The United Nations Mission in South Sudan, or UNMISS, has been criticised for failing to protect civilians when UN sites came under attack last month. It has also been accused of failing to intervene in cases where government forces allegedly committed rapes outside UN camps.
South Sudan's Ambassador Akuei Bona Malwal told the council his country rejected the resolution because it failed to consider his country's views.
"The adoption of this resolution goes against the basic principle of UN peacekeeping operations which is the consent of the main parties to the conflict and also goes against the UN Charter," Malwal said. "Consent of South Sudan to the mandate and operational modalities of the protection force outlined in the resolution would have been important as it would have given the force all the necessary freedoms to carry out the outlined mandated tasks."
"We recognise that the government of South Sudan, which has agreed to the protection force in principle, has and continues to express a number of concerns on the modalities of the resolution. That's why the resolution keeps an eye toward continued conversation with the government," Pressman said.

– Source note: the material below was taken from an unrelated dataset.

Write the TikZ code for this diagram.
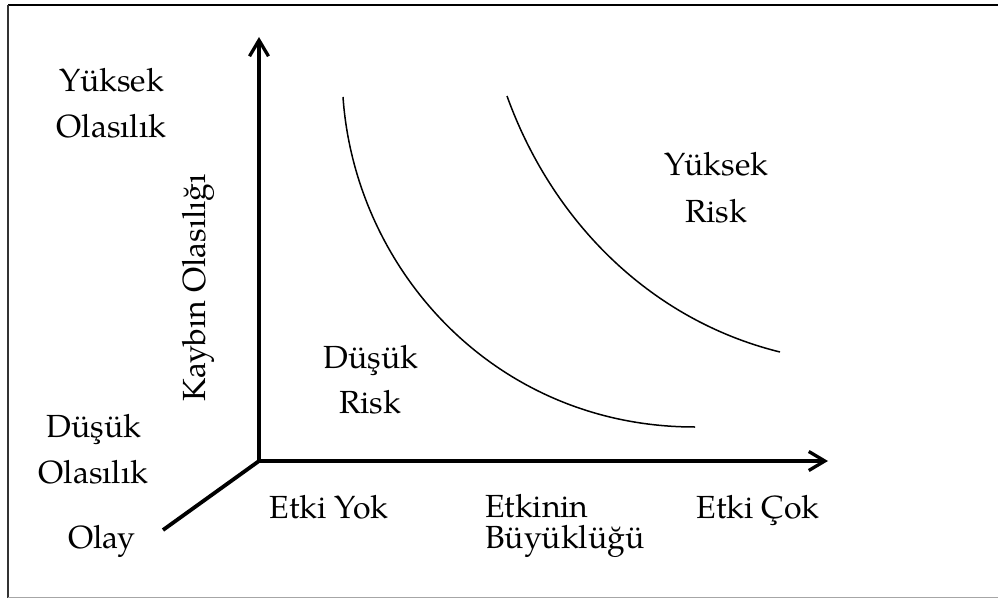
\documentclass[tikz,border=0pt]{standalone}
\usepackage{fontspec}
\setmainfont{TeX Gyre Pagella}
\usetikzlibrary{arrows.meta}

\begin{document}
\begin{tikzpicture}[x=1pt, y=-1pt,
  axis/.style={line width=3.3pt, -{Straight Barb[length=16pt, width=19pt]}},
  depth/.style={line width=3.8pt},
  riskcurve/.style={line width=1.5pt},
  lbl/.style={font=\fontsize{32}{38}\selectfont, inner sep=0pt, anchor=base},
  lblw/.style={lbl, anchor=base west}]
  \useasboundingbox (0,0) rectangle (998,599);

  % frame
  \draw[line width=2pt] (1010,5.5) -- (8,5.5);
  \draw[line width=1.5pt, black!80] (8,5) -- (8,597.5);
  \draw[line width=1pt, black!35] (8,597.5) -- (1010,597.5);

  % axes
  \coordinate (O) at (259,461);
  \coordinate (ytip) at (259,37);
  \coordinate (xtip) at (828,461);
  \coordinate (ztip) at (163,530);
  \draw[axis] (O) -- (ytip);
  \draw[axis] (O) -- (xtip);
  \draw[depth] (O) -- (ztip);

  % iso-risk curves
  \coordinate (lowA) at (343,97);
  \coordinate (lowB) at (695,427);
  \coordinate (highA) at (507,96);
  \coordinate (highB) at (780,352);
  \draw[riskcurve] (lowA) .. controls (355,270) and (495,427) .. (lowB);
  \draw[riskcurve] (highA) .. controls (552,221) and (650,320) .. (highB);

  % vertical axis labels
  \node[lbl] (yk1) at (112,92) {Yüksek};
  \node[lbl] (yk2) at (111.5,138) {Olasılık};
  \node[lbl] (dk1) at (94,437) {Düşük};
  \node[lbl] (dk2) at (93.5,483) {Olasılık};
  \node[lbl, rotate=90] (ytitle) at (205,288) {Kaybın Olasılığı};
  \node[lbl] (olay) at (102,548) {Olay};

  % horizontal axis labels
  \node[lbl] (ey) at (329,518) {Etki Yok};
  \node[lblw] (eb1) at (485,517) {Etkinin};
  \node[lblw] (eb2) at (485,548) {Büyüklüğü};
  \node[lbl] (ec) at (758,518) {Etki Çok};

  % region labels
  \node[lbl] (dr1) at (371,368) {Düşük};
  \node[lbl] (dr2) at (370,413) {Risk};
  \node[lbl] (yr1) at (716.5,175) {Yüksek};
  \node[lbl] (yr2) at (716,222) {Risk};
\end{tikzpicture}
\end{document}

In South Sudan, Presidential Spokesman Ateny Wek Ateny said his country was not prepared to accept the 4,000 troops unless their mandate was limited to the protection of peace monitors, humanitarian agencies and internally displaced persons.
"Unless they are coming to invade South Sudan, we are a sovereign country. If the whole world has decided to make us a protectorate, we will see from there," Ateny said. "If we do not cooperate they cannot come.